A few weeks ago I wrote a post about the possibility of a populist leader, à la Donald Trump or Nigel Farage, coming to the fore in New Zealand politics. I said that the lack of real choice in policies between the major New Zealand parties, National and Labour, could cause New Zealanders to look for populist alternatives in this year's election, but I also said that New Zealand doesn't have the same groundswell of political division and frustration that resulted in the electoral wins for Brexit and Trump. However, I think we are seeing the rise of an issue that could be a game-changer in New Zealand politics.
New Zealanders have put up with increasingly undemocratic changes to our legal and constitutional frameworks since the 1970s, all in the name of redressing alleged historical wrongs to Maori. People of Maori descent comprise about 15% of the population of New Zealand but those who identify as Maori today often have only a small fraction of Maori ancestry. They are likely to be more of English or Scots descent as Maori, which makes their contemporary grievances all the more ridiculous - they are calling for redress for the actions of one lot of their ancestors against another lot.
The Treaty of Waitangi, signed by many Maori chiefs in 1840, and by Governor William Hobson on behalf of the Crown, made all Maori British subjects, and their descendants (by constitutional succession) New Zealand citizens. Maori today are represented in government both through their vote in general electorates and through a small number of race-based electorates. Tribal leaders, who are chosen through family links and traditional alliances, have no constitutional role in national or local governament - but that is about to change.
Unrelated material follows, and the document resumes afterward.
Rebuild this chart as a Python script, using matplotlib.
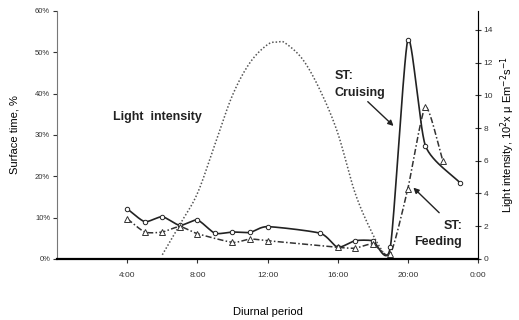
import matplotlib
matplotlib.use('Agg')
import matplotlib.pyplot as plt
import numpy as np

plt.rcParams['font.family'] = ['Liberation Sans', 'DejaVu Sans']

# hours of day, surface time (%) for the two behaviours
cruise_h = [4, 5, 6, 7, 8, 9, 10, 11, 12, 15, 16, 17, 18, 19, 20, 21, 23]
cruise_pct = [12.1, 9.0, 10.2, 8.1, 9.4, 6.2, 6.5, 6.4, 7.8, 6.2, 2.8, 4.4, 4.4, 2.8, 53.0, 27.4, 18.3]

feed_h = [4, 5, 6, 7, 8, 10, 11, 12, 16, 17, 18, 19, 20, 21, 22]
feed_pct = [9.7, 6.5, 6.5, 7.8, 6.1, 4.0, 4.8, 4.4, 2.8, 2.6, 3.6, 1.2, 17.0, 36.7, 23.7]

# light intensity, 10^2 x uE m-2 s-1
light_h = [6, 7, 8, 9, 10, 11, 12, 12.6, 13, 14, 15, 16, 17, 18, 18.7]
light_val = [0.25, 2.1, 4.0, 7.0, 10.0, 12.0, 13.1, 13.25, 13.2, 12.2, 10.3, 7.7, 4.0, 1.5, 0.2]

tick_hours = [4, 8, 12, 16, 20, 24]
tick_names = ['4:00', '8:00', '12:00', '16:00', '20:00', '0:00']


def smooth(x, y, s=0.65, n=30):
    # cardinal spline, only used to draw the smoothed line like excel does
    p = np.column_stack([x, y]).astype(float)
    m = np.zeros_like(p)
    m[1:-1] = s * (p[2:] - p[:-2]) / 2
    m[0] = s * (p[1] - p[0])
    m[-1] = s * (p[-1] - p[-2])
    t = np.linspace(0, 1, n)[:, None]
    h00 = 2 * t**3 - 3 * t**2 + 1
    h10 = t**3 - 2 * t**2 + t
    h01 = -2 * t**3 + 3 * t**2
    h11 = t**3 - t**2
    segs = [h00 * p[k] + h10 * m[k] + h01 * p[k + 1] + h11 * m[k + 1] for k in range(len(p) - 1)]
    out = np.vstack(segs)
    return out[:, 0], out[:, 1]


fig = plt.figure(figsize=(5.19, 3.2), dpi=100)
ax = fig.add_axes([0.110, 0.191, 0.811, 0.775])
ax2 = ax.twinx()

# light intensity on right axis
lx, ly = smooth(light_h, light_val, s=1.0)
ax2.plot(lx, ly, color='#555555', lw=1.1, ls=(0, (1, 1.3)))
ax2.set_ylim(0, 15.16)
ax2.set_yticks(range(0, 15, 2))
ax2.tick_params(axis='y', labelsize=6, direction='inout', length=4, width=0.8, pad=2, colors='#333333')
ax2.set_ylabel('Light intensity, 10$^2$x \u03bc Em$^{-2}$s$^{-1}$', fontsize=8, labelpad=4)

# surface time on left axis
cx, cy = smooth(cruise_h, cruise_pct)
ax.plot(cx, cy, color='#222222', lw=1.2, zorder=3)
ax.plot(cruise_h, cruise_pct, ls='none', marker='o', ms=3.2, mfc='white', mec='#222222', mew=0.7, zorder=4)

fx, fy = smooth(feed_h, feed_pct)
ax.plot(fx, fy, color='#333333', lw=1.1, ls=(0, (4, 1.5, 1, 1.5)), zorder=3)
ax.plot(feed_h, feed_pct, ls='none', marker='^', ms=3.8, mfc='white', mec='#333333', mew=0.7, zorder=4)

ax.set_xlim(0, 24)
ax.set_ylim(0, 60)
ax.set_yticks(range(0, 61, 10))
ax.set_yticklabels([f'{v}%' for v in range(0, 61, 10)])
ax.set_xticks(tick_hours)
ax.set_xticklabels(tick_names)
ax.tick_params(axis='y', labelsize=5.5, length=3, width=0.8, pad=2, colors='#333333')
ax.tick_params(axis='x', labelsize=6, length=3, width=0.8, pad=6.5, colors='#333333')
ax.set_ylabel('Surface time, %', fontsize=8, labelpad=11)
ax.set_xlabel('Diurnal period', fontsize=8, labelpad=20)

for a in (ax, ax2):
    a.spines['top'].set_visible(False)
    a.patch.set_visible(False)
ax.spines['left'].set_color('#777777')
ax2.spines['right'].set_color('#777777')
ax2.spines['left'].set_visible(False)
ax.spines['bottom'].set_linewidth(1.6)
ax2.spines['bottom'].set_visible(False)
ax.set_zorder(ax2.get_zorder() + 1)

ax.text(3.2, 34.4, 'Light  intensity', fontsize=9, fontweight='bold', va='center', ha='left', color='#222222')
ax.text(15.8, 44.3, 'ST:', fontsize=9, fontweight='bold', va='center', ha='left', color='#222222')
ax.text(15.8, 40.2, 'Cruising', fontsize=9, fontweight='bold', va='center', ha='left', color='#222222')
ax.text(23.1, 8.0, 'ST:', fontsize=9, fontweight='bold', va='center', ha='right', color='#222222')
ax.text(23.1, 4.1, 'Feeding', fontsize=9, fontweight='bold', va='center', ha='right', color='#222222')

ax.annotate('', xy=(19.3, 31.7), xytext=(17.6, 38.5),
            arrowprops=dict(arrowstyle='-|>', color='#222222', lw=1.0, mutation_scale=8))
ax.annotate('', xy=(20.2, 17.7), xytext=(21.9, 10.7),
            arrowprops=dict(arrowstyle='-|>', color='#222222', lw=1.0, mutation_scale=8))

fig.savefig('out.png', dpi=100)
The Resource Legislation Amendment Bill, which may pass into law this week, grants tribal leaders the right to sit on local councils with full voting rights. This means every decision of a council in future will be determined by people who are not elected or accountable for their decisions - people who often have conflicts of interest in the matters they are deciding. Few New Zealanders realise the implications of the legislation because the government has been at pains to keep its dealings on this bill from public scrutiny. New Zealanders do not realise that every local government decision concerning their properties, livelihoods, recreation and taxes in future will be subject to the whims of unelected tribal representatives.
I believe this Bill is very wrong for several reasons. Firstly, it is racist and contrary to principles of universal suffrage to give members of any race a position of privilege in our government. Secondly, the tribal leaders do not represent even the vast majority of people of Maori descent, who live in urban areas and often do not have strong affiliations to their ancestral tribes. Thirdly, it shows a contempt for democracy and constitutional safeguards and is likely to lead to corruption.
Lawyer and former member of parliament Stephen Franks says, "So far as I can tell from the Bill there is virtually nothing to prevent power sharing agreements with iwi/hapu [i.e. tribes] from by-passing democracy and diving below the current legal safe-guards against dishonesty and self-dealing."
Former ACT Party member of parliament Rodney Hide says, "Tribalism is the worst form of economic organisation. It’s collectivist, it lacks incentive to perform, the principals can’t readily sack their agents and there’s invariably a complete lack of transparency and hence accountability. The structure works to the advantage of tribal bosses, not members."
I couldn't agree more. This is one of the most significant constitutional changes in New Zealand's history and it is being sneaked into law. Once the public realise its implications it may become the issue that drives New Zealand voters into the arms of a populist leader like Winston Peters (who is of Maori descent but opposed to race-based privilege).
I think the silent majority has had enough of the gradual erosion of democratic rights and legal equality in New Zealand and that people are ready to fight back in the same way as British and US voters did last year. The political establishment will express bewilderment just as they did in Britain and the US, but they will only have themselves to blame.